Although substantial progress has been made in the advancement of HIV treatment and prevention, adherence remains a barrier for individuals taking medication on a frequent basis. A newly-developed once-weekly HIV treatment that delivers all antiretroviral therapeutics in 1 capsule could help improve dosing adherence for patients with the virus, according to a recent study.1
Researchers at Massachusetts Institute of Technology (MIT) and Brigham and Women’s Hospital have developed a capsule capable of delivering a week’s worth of HIV medication in 1 dose, which could make it easier for people taking HIV treatment.
According to the researchers, their drug delivery capsule has a star-shaped structure with 6 arms that can be filled with drugs, folded inward, and encased in a smooth coating. After the capsule is swallowed, the arms unfold and gradually release the medication.

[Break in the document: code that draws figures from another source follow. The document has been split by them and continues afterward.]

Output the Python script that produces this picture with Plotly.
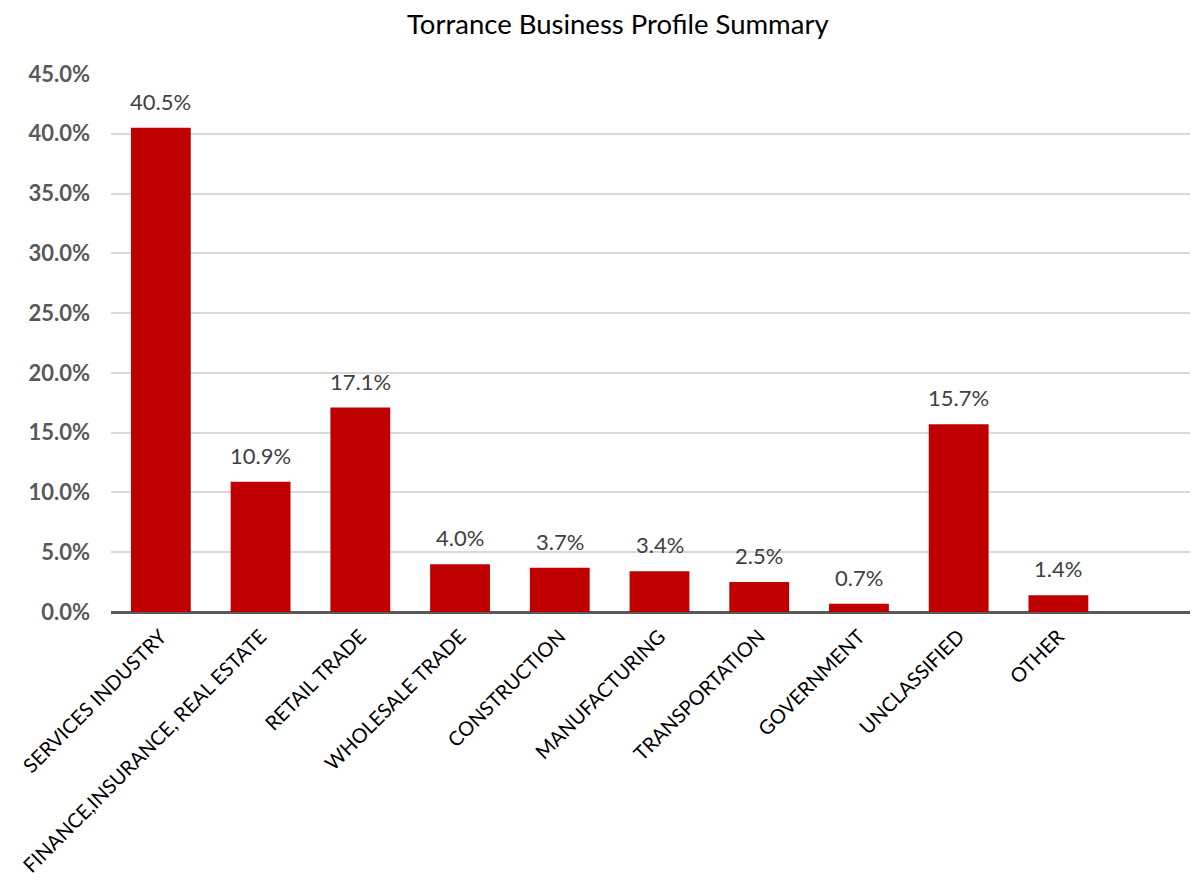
import plotly.graph_objects as go

categories = ["SERVICES INDUSTRY", "FINANCE,INSURANCE, REAL ESTATE", "RETAIL TRADE",
              "WHOLESALE TRADE", "CONSTRUCTION", "MANUFACTURING", "TRANSPORTATION",
              "GOVERNMENT", "UNCLASSIFIED", "OTHER"]
values = [40.5, 10.9, 17.1, 4.0, 3.7, 3.4, 2.5, 0.7, 15.7, 1.4]
tick_vals = [0, 5, 10, 15, 20, 25, 30, 35, 40, 45]
tick_text = [f"{v:.1f}%" for v in tick_vals]

font_family = "Lato, Open Sans, sans-serif"

fig = go.Figure(go.Bar(
    x=categories, y=values, marker_color="#C00000", marker_line_width=0,
    hoverinfo="skip",
))

for c, v in zip(categories, values):
    fig.add_annotation(x=c, y=v, text=f"{v:.1f}%", showarrow=False,
                       yanchor="bottom", yshift=11,
                       font=dict(family=font_family, size=22, color="#404040"))

fig.update_layout(
    width=1198, height=884,
    margin=dict(l=103, r=0, t=66, b=280, autoexpand=False),
    paper_bgcolor="white", plot_bgcolor="white",
    bargap=0.4,
    showlegend=False,
    title=dict(text="Torrance Business Profile Summary", x=0.509, xanchor="center",
               y=0.982, yanchor="middle",
               font=dict(family=font_family, size=27.5, color="#000000")),
    xaxis=dict(range=[-0.5, 10.48], tickangle=-45, showgrid=False, automargin=False,
               tickfont=dict(family=font_family, size=20, color="#000000"),
               ticklabelstandoff=8,
               showline=False, zeroline=False, ticks=""),
    yaxis=dict(range=[0, 45], tickvals=tick_vals, ticktext=tick_text, automargin=False,
               showgrid=True, gridcolor="#D9D9D9", gridwidth=2,
               zeroline=True, zerolinecolor="#595959", zerolinewidth=3,
               ticklabelstandoff=20,
               tickfont=dict(family=font_family, size=22, color="#595959", weight="bold")),
)

fig.write_html("out.html")
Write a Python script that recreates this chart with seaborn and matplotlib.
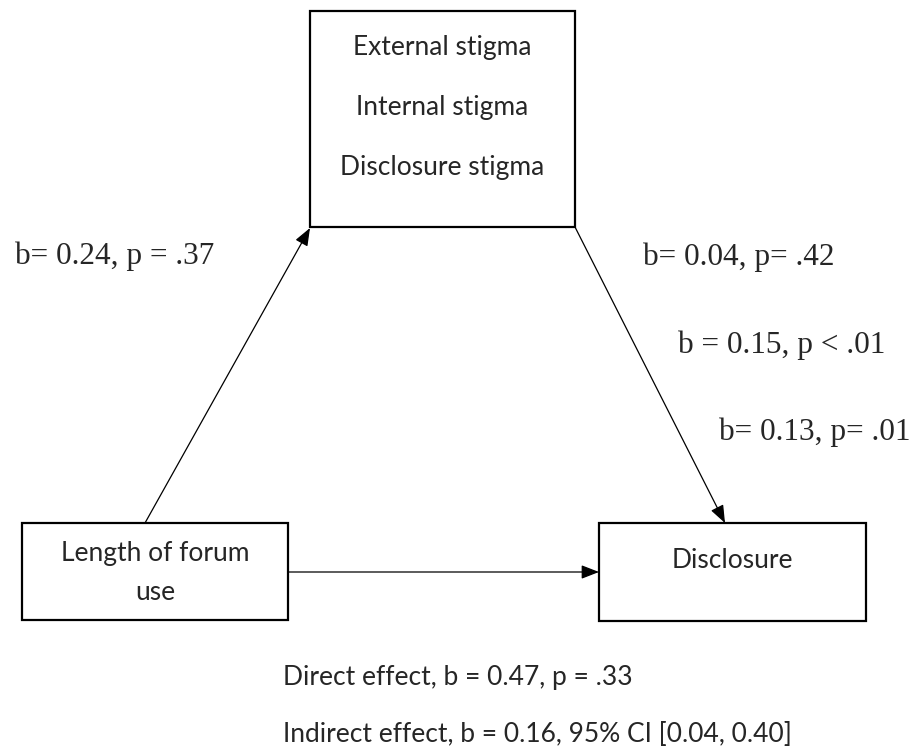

“In a way, it’s like putting a pillbox in a capsule. Now you have chambers for every day of the week on a single capsule,” Giovanni Traverso, MB, a research affiliate at MIT’s Koch Institute for Integrative Cancer Research and a gastroenterologist and biomedical engineer at Brigham and Women’s Hospital, said in a press release.2
The capsule was tested in pigs and shown to successfully lodge in the stomach and release 3 different HIV medications over a 1-week period. After all the drugs are released, the capsules then disintegrate into smaller components that can pass through the digestive tract.
In determining how a once-weekly drug could impact HIV rates in high-burden countries, the researchers used modelling to estimate the effects on new infection prevention. They found that a weekly dose compared with a daily dose could improve the efficacy of HIV preventive treatment by approximately 20%. When figured into a computer model of HIV transmission in South Africa, it showed that 200,000 to 800,000 new infection could be prevented over the next 20 years.
In addition to the HIV capsule, the researchers are working on adapting the technology for other diseases, which could potentially help address adherence issues for diseases with complex medications.